Steele will remain in place for about another month. The federation’s board of directors did not cite a specific reason for the change. Athletes were told in a conference call Tuesday night, and John Rosen will assume the CEO role on an interim basis until a permanent hire is made.

“This was a very difficult decision,” USABS board chair Bob Bergbauer said. “We are grateful for Darrin’s guidance, but the board feels it’s time for a fresh perspective as we head into the future.”

The news comes less than two months before the federation begins work for the coming season.

“Darrin did a great job and I’ll always appreciate everything he ever did for us,” USA Bobsled coach Mike Kohn said after the news was announced. “The thing about Darrin that a lot of people don’t understand is there’s a lot that goes on that people never know about, high-level things that take place that pave the way for people to be successful.
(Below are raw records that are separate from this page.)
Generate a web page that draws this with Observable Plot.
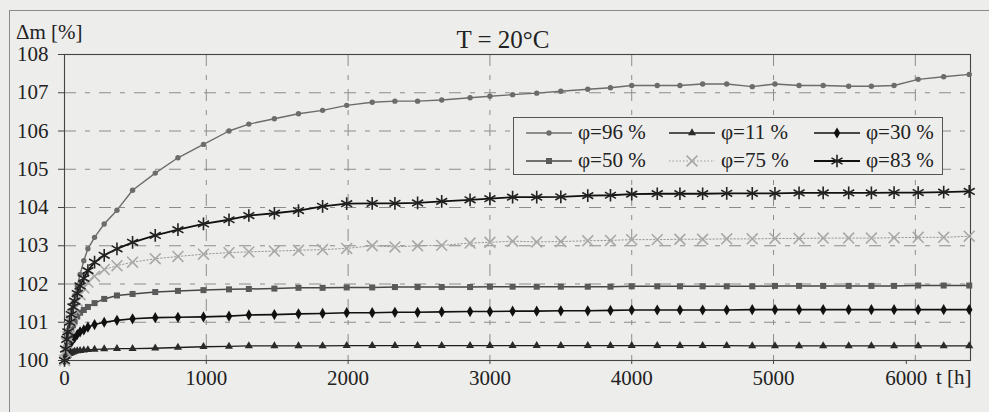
<!DOCTYPE html>
<html><head><meta charset="utf-8">
<script src="https://cdn.jsdelivr.net/npm/d3@7"></script>
<script src="https://cdn.jsdelivr.net/npm/@observablehq/plot@0.6"></script>
<style>
html,body{margin:0;padding:0;background:#ededeb;overflow:hidden;}
#fig{position:relative;width:989px;height:412px;font-family:"Liberation Serif","DejaVu Serif",serif;color:#222;overflow:hidden;}
#frame{position:absolute;left:9px;top:10px;width:1000px;height:420px;border-left:1px solid #8a8a8a;border-top:1px solid #8a8a8a;}
#chart{position:absolute;left:0;top:0;}
.lbl{position:absolute;line-height:1;white-space:nowrap;}
#legend{position:absolute;left:513px;top:117px;width:428px;height:56px;border:1px solid #555;background:#ededeb;}
.item{position:absolute;display:flex;align-items:center;font-size:21px;line-height:1;white-space:nowrap;}
.item svg{margin-right:6px;}
</style></head><body>
<div id="fig">
 <div id="frame"></div>
 <div id="chart"></div>
 <div class="lbl" style="left:16px;top:22px;font-size:21px">Δm [%]</div>
 <div class="lbl" style="left:503px;top:27px;font-size:25px;transform:translateX(-50%)">T = 20°C</div>
 <div class="lbl" style="left:936px;top:367px;font-size:21px">t [h]</div>
 <div id="legend"></div>
</div>
<script>
// ---- data ----
const tHours = [0, 8, 16, 24, 36, 48, 60, 72, 90, 110,
  136, 165, 212, 280, 370, 480, 640, 800, 980, 1160,
  1300, 1480, 1650, 1820, 1990, 2170, 2330, 2490, 2660, 2860,
  3000, 3160, 3330, 3500, 3690, 3850, 4000, 4180, 4340, 4500,
  4670, 4850, 5010, 5180, 5350, 5530, 5690, 5850, 6020, 6200,
  6380];
const phi96 = [100, 100.35, 100.6, 100.8, 101.05, 101.3, 101.5, 101.7, 101.95, 102.25,
  102.61, 102.92, 103.22, 103.57, 103.93, 104.45, 104.9, 105.3, 105.65, 106.0,
  106.18, 106.32, 106.45, 106.54, 106.67, 106.75, 106.78, 106.78, 106.81, 106.87,
  106.91, 106.95, 106.99, 107.04, 107.09, 107.13, 107.19, 107.19, 107.19, 107.23,
  107.23, 107.16, 107.23, 107.19, 107.19, 107.17, 107.17, 107.19, 107.35, 107.42,
  107.48];
const phi11 = [100, 100.05, 100.1, 100.14, 100.18, 100.2, 100.22, 100.24, 100.25, 100.26,
  100.27, 100.28, 100.29, 100.3, 100.31, 100.31, 100.32, 100.34, 100.36, 100.37,
  100.38, 100.38, 100.38, 100.38, 100.39, 100.39, 100.39, 100.39, 100.39, 100.39,
  100.39, 100.39, 100.39, 100.39, 100.39, 100.39, 100.39, 100.39, 100.39, 100.39,
  100.39, 100.38, 100.38, 100.38, 100.38, 100.38, 100.38, 100.38, 100.38, 100.38,
  100.38];
const phi30 = [100, 100.12, 100.22, 100.3, 100.4, 100.48, 100.55, 100.6, 100.68, 100.75,
  100.8, 100.87, 100.94, 101.0, 101.05, 101.09, 101.12, 101.13, 101.14, 101.16,
  101.19, 101.2, 101.22, 101.23, 101.25, 101.25, 101.26, 101.26, 101.27, 101.28,
  101.28, 101.29, 101.29, 101.3, 101.3, 101.31, 101.32, 101.32, 101.32, 101.32,
  101.32, 101.33, 101.33, 101.33, 101.33, 101.33, 101.33, 101.33, 101.33, 101.33,
  101.33];
const phi50 = [100, 100.2, 100.35, 100.5, 100.65, 100.8, 100.92, 101.02, 101.15, 101.25,
  101.32, 101.4, 101.5, 101.61, 101.7, 101.74, 101.79, 101.82, 101.84, 101.86,
  101.87, 101.88, 101.9, 101.9, 101.91, 101.91, 101.92, 101.92, 101.92, 101.92,
  101.93, 101.93, 101.93, 101.93, 101.93, 101.93, 101.94, 101.94, 101.94, 101.94,
  101.94, 101.94, 101.95, 101.95, 101.95, 101.95, 101.95, 101.95, 101.96, 101.96,
  101.96];
const phi75 = [100, 100.25, 100.45, 100.62, 100.85, 101.05, 101.2, 101.35, 101.55, 101.72,
  101.9, 102.05, 102.2, 102.38, 102.48, 102.57, 102.66, 102.72, 102.78, 102.82,
  102.84, 102.86, 102.88, 102.9, 102.93, 103.0, 102.97, 103.0, 103.01, 103.07,
  103.09, 103.12, 103.1, 103.11, 103.13, 103.14, 103.16, 103.16, 103.17, 103.17,
  103.18, 103.18, 103.19, 103.19, 103.2, 103.2, 103.2, 103.21, 103.22, 103.22,
  103.25];
const phi83 = [100, 100.3, 100.55, 100.75, 101.0, 101.2, 101.4, 101.55, 101.75, 101.95,
  102.15, 102.35, 102.57, 102.75, 102.92, 103.09, 103.27, 103.42, 103.57, 103.68,
  103.79, 103.85, 103.92, 104.03, 104.1, 104.11, 104.11, 104.12, 104.16, 104.2,
  104.23, 104.27, 104.27, 104.28, 104.31, 104.32, 104.35, 104.36, 104.36, 104.36,
  104.37, 104.37, 104.37, 104.38, 104.38, 104.38, 104.38, 104.39, 104.39, 104.4,
  104.42];
const seriesNames = ["φ=96 %", "φ=11 %", "φ=30 %", "φ=50 %", "φ=75 %", "φ=83 %"];
const seriesValues = [phi96, phi11, phi30, phi50, phi75, phi83];
const xTicks = [0, 1000, 2000, 3000, 4000, 5000, 6000];
const yTicks = [100, 101, 102, 103, 104, 105, 106, 107, 108];

// ---- styles ----
const styles = [
  {line: "#6c6c6c", lw: 1.4, dash: null, symbol: "circle", r: 2.7, fill: "#6c6c6c", stroke: "none", sw: 0},
  {line: "#1e1e1e", lw: 1.3, dash: null, symbol: "triangle", r: 3.0, fill: "#2a2a2a", stroke: "none", sw: 0},
  {line: "#111", lw: 1.6, dash: null, symbol: "diamond", r: 3.4, fill: "#111", stroke: "none", sw: 0},
  {line: "#474747", lw: 1.5, dash: null, symbol: "square", r: 3.4, fill: "#5a5a5a", stroke: "none", sw: 0},
  {line: "#9a9a9a", lw: 1.0, dash: "1.5,2", symbol: "times", r: 5, fill: "none", stroke: "#a8a8a8", sw: 1.6},
  {line: "#111", lw: 1.8, dash: null, symbol: "asterisk", r: 6, fill: "none", stroke: "#222", sw: 1.6}
];
const FONT = "'Liberation Serif','DejaVu Serif',serif";

const rows = seriesNames.map((name, i) => tHours.map((t, j) => ({series: name, t, v: seriesValues[i][j]})));

const lineMarks = rows.map((data, i) => Plot.line(data, {x: "t", y: "v", stroke: styles[i].line, strokeWidth: styles[i].lw, strokeDasharray: styles[i].dash}));
const dotMarks = rows.map((data, i) => Plot.dot(data, {x: "t", y: "v", symbol: () => styles[i].symbol, r: styles[i].r, fill: styles[i].fill, stroke: styles[i].stroke, strokeWidth: styles[i].sw}));

const gridY = yTicks.filter(v => v > 100 && v < 108);
const gridX = xTicks.filter(v => v > 0);
const axisOpts = {tickSize: 4, tickPadding: 6, tickFormat: d => String(d), label: null, fontSize: 21, stroke: "#444"};

const chart = Plot.plot({
  width: 989, height: 412,
  marginLeft: 64, marginRight: 19, marginTop: 54, marginBottom: 52,
  style: {background: "transparent", fontFamily: FONT, fontSize: "21px", color: "#222", overflow: "visible"},
  x: {domain: [0, 6389]},
  y: {domain: [100, 108]},
  marks: [
    Plot.ruleY(gridY, {stroke: "#8c8c8c", strokeWidth: 1, strokeDasharray: "12,9,5,9"}),
    Plot.ruleX(gridX, {stroke: "#8c8c8c", strokeWidth: 1, strokeDasharray: "12,9,5,9"}),
    Plot.axisX(xTicks.slice(0, -1), axisOpts),
    Plot.axisX(xTicks.slice(-1), {...axisOpts, dx: -9}),
    Plot.axisY(yTicks, {tickSize: 6, tickPadding: 10, tickFormat: d => String(d), label: null, fontSize: 21, stroke: "#444"}),
    Plot.frame({stroke: "#444", strokeWidth: 1.1}),
    ...lineMarks,
    ...dotMarks
  ]
});
document.getElementById("chart").appendChild(chart);

// ---- legend ----
const legend = document.getElementById("legend");
const lefts = [12, 155, 300];
const tops = [4, 32];
const symMap = {circle: d3.symbolCircle, triangle: d3.symbolTriangle, diamond: d3.symbolDiamond, square: d3.symbolSquare, times: d3.symbolTimes, asterisk: d3.symbolAsterisk};
seriesNames.forEach((name, i) => {
  const s = styles[i];
  const item = document.createElement("div");
  item.className = "item";
  item.style.left = lefts[i % 3] + "px";
  item.style.top = tops[Math.floor(i / 3)] + "px";
  const svg = d3.create("svg").attr("width", 46).attr("height", 20);
  svg.append("line").attr("x1", 0).attr("x2", 46).attr("y1", 10).attr("y2", 10)
    .attr("stroke", s.line).attr("stroke-width", s.lw).attr("stroke-dasharray", s.dash);
  svg.append("path").attr("transform", "translate(23,10)")
    .attr("d", d3.symbol(symMap[s.symbol], Math.PI * s.r * s.r)())
    .attr("fill", s.fill).attr("stroke", s.stroke).attr("stroke-width", s.sw);
  item.appendChild(svg.node());
  const span = document.createElement("span");
  span.textContent = name;
  item.appendChild(span);
  legend.appendChild(item);
});
</script>
</body></html>
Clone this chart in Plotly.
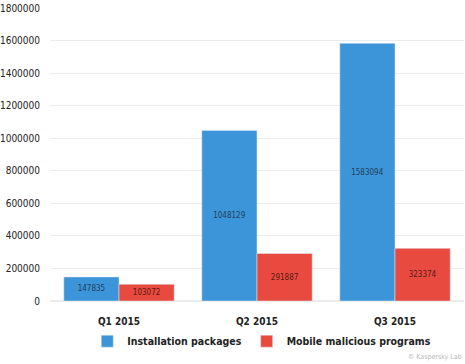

That’s the thing Darrin was great about and great about helping me with.”

Steele was a two-time Olympic athlete in bobsled, and then took over as CEO in 2007. The U.S. sled driven by Steven Holcomb won four-man gold in Vancouver three years later, ending a 62-year drought for the Americans in bobsled’s signature race. Holcomb drove to two more medals at the Sochi Games in 2014, and U.S. women’s drivers Erin Pac, Elana Meyers Taylor (twice) and Jamie Greubel Poser all guided sleds to Olympic medals during Steele’s tenure as well. Noelle Pikus-Pace and Matt Antoine won Olympic skeleton medals, and for much of Steele’s tenure the federation enjoyed constant success.

But the last two years have been filled with one issue after another. Holcomb died in 2017, sending shock waves through the team and the entire federation. The bobsled and skeleton teams managed just one medal at the Pyeongchang Games in 2018, and last year’s World Cup season landed only eight medals — seven earned by the driving of Meyers Taylor, and the other a bronze in women’s skeleton by Kendall Wesenberg.

“I’m incredibly grateful for the past 12 years with USABS,” Steele said in a statement released by the federation. “I’ve been able to work with some amazing people and shared some incredible moments that I’ll never forget. I’m proud of the work we’ve done, and I wish the organization well as the baton is passed to the next federation leader.”

Steele is also a vice president for the International Bobsleigh & Skeleton Federation, the sport’s governing body. He will remain in that role.